TO BE DONE |
Your task is to print exactly the lines from the line that contains "Recreate this image" through the line that contains "13: LOT DISTRIBUTION\nNORTHERN", with pictures left out.

RECORD EXCERPTS |

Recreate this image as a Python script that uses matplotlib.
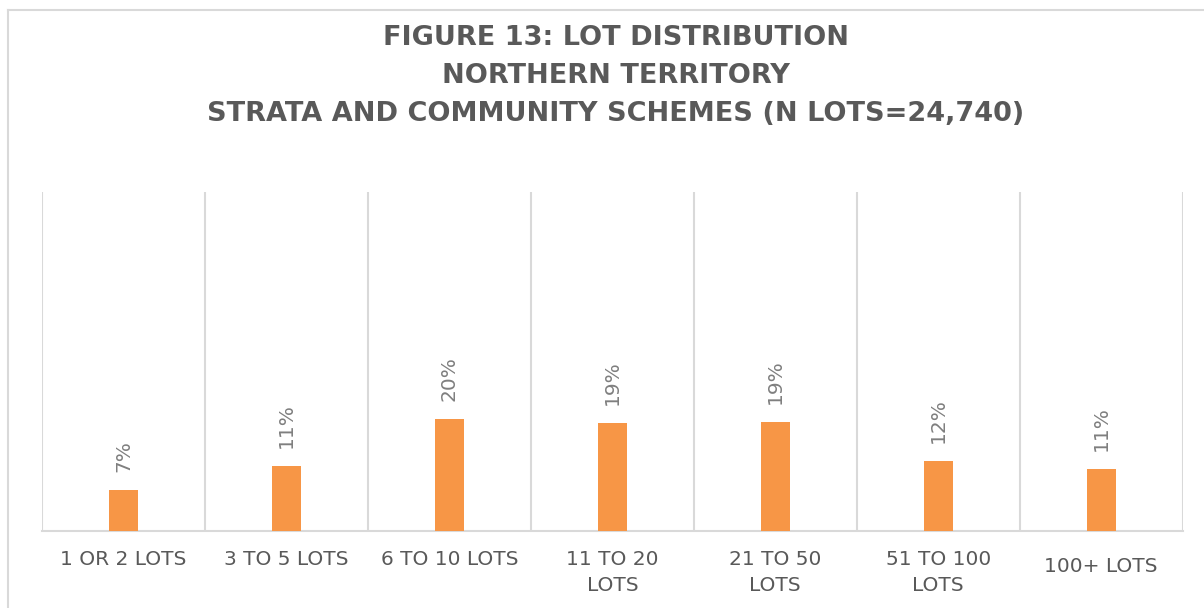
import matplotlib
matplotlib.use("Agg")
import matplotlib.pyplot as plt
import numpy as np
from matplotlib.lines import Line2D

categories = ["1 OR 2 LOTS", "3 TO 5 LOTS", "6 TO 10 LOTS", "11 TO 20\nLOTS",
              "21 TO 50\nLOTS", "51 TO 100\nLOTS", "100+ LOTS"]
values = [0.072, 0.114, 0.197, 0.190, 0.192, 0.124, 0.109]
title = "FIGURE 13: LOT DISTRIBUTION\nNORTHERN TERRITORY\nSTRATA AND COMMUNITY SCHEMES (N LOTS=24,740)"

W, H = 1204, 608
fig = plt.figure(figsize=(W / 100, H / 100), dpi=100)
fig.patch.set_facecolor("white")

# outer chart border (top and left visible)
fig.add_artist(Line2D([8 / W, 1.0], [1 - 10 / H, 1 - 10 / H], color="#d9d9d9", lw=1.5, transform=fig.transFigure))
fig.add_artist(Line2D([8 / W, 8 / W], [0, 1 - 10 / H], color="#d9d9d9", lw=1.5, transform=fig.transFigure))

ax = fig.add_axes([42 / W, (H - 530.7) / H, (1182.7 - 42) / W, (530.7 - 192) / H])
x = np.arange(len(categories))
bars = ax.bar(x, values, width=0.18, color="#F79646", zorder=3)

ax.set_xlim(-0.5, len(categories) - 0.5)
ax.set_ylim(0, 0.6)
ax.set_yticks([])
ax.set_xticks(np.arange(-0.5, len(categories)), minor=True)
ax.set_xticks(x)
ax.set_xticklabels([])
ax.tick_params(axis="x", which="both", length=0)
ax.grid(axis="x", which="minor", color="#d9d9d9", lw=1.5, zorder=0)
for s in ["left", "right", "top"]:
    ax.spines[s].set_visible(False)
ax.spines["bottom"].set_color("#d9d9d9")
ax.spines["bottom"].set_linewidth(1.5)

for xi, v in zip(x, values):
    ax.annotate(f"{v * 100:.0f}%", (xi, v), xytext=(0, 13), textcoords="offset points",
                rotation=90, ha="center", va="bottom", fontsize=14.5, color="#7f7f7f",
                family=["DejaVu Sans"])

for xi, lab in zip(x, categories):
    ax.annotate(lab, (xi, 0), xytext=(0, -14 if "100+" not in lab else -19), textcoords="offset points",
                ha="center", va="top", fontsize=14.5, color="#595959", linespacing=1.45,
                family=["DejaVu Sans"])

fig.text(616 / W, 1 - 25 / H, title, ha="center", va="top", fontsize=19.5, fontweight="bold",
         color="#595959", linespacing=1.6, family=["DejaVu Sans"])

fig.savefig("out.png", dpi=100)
==
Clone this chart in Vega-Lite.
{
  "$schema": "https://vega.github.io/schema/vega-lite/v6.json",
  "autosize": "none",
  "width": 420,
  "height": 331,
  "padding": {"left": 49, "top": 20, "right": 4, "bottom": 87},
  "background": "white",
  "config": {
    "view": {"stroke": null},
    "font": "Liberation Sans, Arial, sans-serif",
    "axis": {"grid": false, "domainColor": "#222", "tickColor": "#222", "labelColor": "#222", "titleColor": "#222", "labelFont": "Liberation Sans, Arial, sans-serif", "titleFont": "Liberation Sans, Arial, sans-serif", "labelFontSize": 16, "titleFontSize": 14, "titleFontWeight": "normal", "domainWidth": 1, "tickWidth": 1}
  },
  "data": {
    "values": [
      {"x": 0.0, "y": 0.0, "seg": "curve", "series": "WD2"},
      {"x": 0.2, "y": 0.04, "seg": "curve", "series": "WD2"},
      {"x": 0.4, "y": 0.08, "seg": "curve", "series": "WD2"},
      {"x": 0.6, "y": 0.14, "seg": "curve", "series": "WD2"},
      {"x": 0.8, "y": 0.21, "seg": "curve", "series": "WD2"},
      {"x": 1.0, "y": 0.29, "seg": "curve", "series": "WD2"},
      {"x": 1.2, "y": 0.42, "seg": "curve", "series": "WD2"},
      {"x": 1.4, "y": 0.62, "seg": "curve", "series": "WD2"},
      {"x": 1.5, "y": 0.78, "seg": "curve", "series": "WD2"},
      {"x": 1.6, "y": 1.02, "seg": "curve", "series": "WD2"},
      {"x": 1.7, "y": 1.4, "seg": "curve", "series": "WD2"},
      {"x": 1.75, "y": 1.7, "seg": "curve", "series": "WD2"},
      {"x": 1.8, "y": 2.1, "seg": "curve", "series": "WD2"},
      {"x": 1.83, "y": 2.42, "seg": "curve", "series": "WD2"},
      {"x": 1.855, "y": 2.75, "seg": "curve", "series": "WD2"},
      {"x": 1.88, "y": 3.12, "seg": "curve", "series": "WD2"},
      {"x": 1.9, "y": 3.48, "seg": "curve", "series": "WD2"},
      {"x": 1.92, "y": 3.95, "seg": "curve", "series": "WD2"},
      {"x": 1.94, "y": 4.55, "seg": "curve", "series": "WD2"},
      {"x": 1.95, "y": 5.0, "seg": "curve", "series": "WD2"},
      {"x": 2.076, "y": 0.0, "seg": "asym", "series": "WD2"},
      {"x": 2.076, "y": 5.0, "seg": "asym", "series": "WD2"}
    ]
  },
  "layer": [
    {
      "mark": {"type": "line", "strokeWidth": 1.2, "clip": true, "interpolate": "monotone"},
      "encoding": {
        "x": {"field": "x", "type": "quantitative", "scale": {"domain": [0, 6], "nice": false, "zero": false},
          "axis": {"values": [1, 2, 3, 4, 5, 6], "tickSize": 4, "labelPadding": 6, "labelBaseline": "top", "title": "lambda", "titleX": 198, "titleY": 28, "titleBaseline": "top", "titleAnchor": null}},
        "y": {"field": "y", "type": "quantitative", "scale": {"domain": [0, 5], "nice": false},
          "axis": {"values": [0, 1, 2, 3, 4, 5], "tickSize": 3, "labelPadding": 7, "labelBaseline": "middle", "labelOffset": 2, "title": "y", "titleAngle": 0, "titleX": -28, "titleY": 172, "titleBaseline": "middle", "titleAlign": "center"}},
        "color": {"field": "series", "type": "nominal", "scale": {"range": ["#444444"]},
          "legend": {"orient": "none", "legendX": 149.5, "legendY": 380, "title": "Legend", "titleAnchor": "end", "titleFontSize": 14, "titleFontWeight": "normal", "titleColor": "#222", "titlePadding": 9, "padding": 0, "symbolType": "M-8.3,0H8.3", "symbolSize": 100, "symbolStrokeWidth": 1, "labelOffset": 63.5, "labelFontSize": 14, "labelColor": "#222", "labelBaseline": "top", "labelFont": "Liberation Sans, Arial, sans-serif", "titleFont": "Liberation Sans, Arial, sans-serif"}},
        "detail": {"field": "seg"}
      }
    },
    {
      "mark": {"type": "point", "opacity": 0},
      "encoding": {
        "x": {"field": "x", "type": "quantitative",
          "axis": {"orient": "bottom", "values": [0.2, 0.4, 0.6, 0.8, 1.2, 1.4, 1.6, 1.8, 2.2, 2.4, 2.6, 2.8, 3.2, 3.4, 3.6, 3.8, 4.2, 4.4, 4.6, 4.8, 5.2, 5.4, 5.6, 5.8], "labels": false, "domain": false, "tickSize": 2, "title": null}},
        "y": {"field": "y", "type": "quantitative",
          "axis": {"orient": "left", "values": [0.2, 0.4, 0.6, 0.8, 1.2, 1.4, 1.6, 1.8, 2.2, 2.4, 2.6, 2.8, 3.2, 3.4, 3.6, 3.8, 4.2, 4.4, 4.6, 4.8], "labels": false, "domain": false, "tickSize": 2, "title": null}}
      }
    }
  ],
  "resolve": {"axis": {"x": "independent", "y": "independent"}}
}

RESPONSE |
Recreate this image as a Python script that uses matplotlib.
import matplotlib
matplotlib.use("Agg")
import matplotlib.pyplot as plt
import numpy as np
from matplotlib.lines import Line2D

categories = ["1 OR 2 LOTS", "3 TO 5 LOTS", "6 TO 10 LOTS", "11 TO 20\nLOTS",
              "21 TO 50\nLOTS", "51 TO 100\nLOTS", "100+ LOTS"]
values = [0.072, 0.114, 0.197, 0.190, 0.192, 0.124, 0.109]
title = "FIGURE 13: LOT DISTRIBUTION\nNORTHERN TERRITORY\nSTRATA AND COMMUNITY SCHEMES (N LOTS=24,740)"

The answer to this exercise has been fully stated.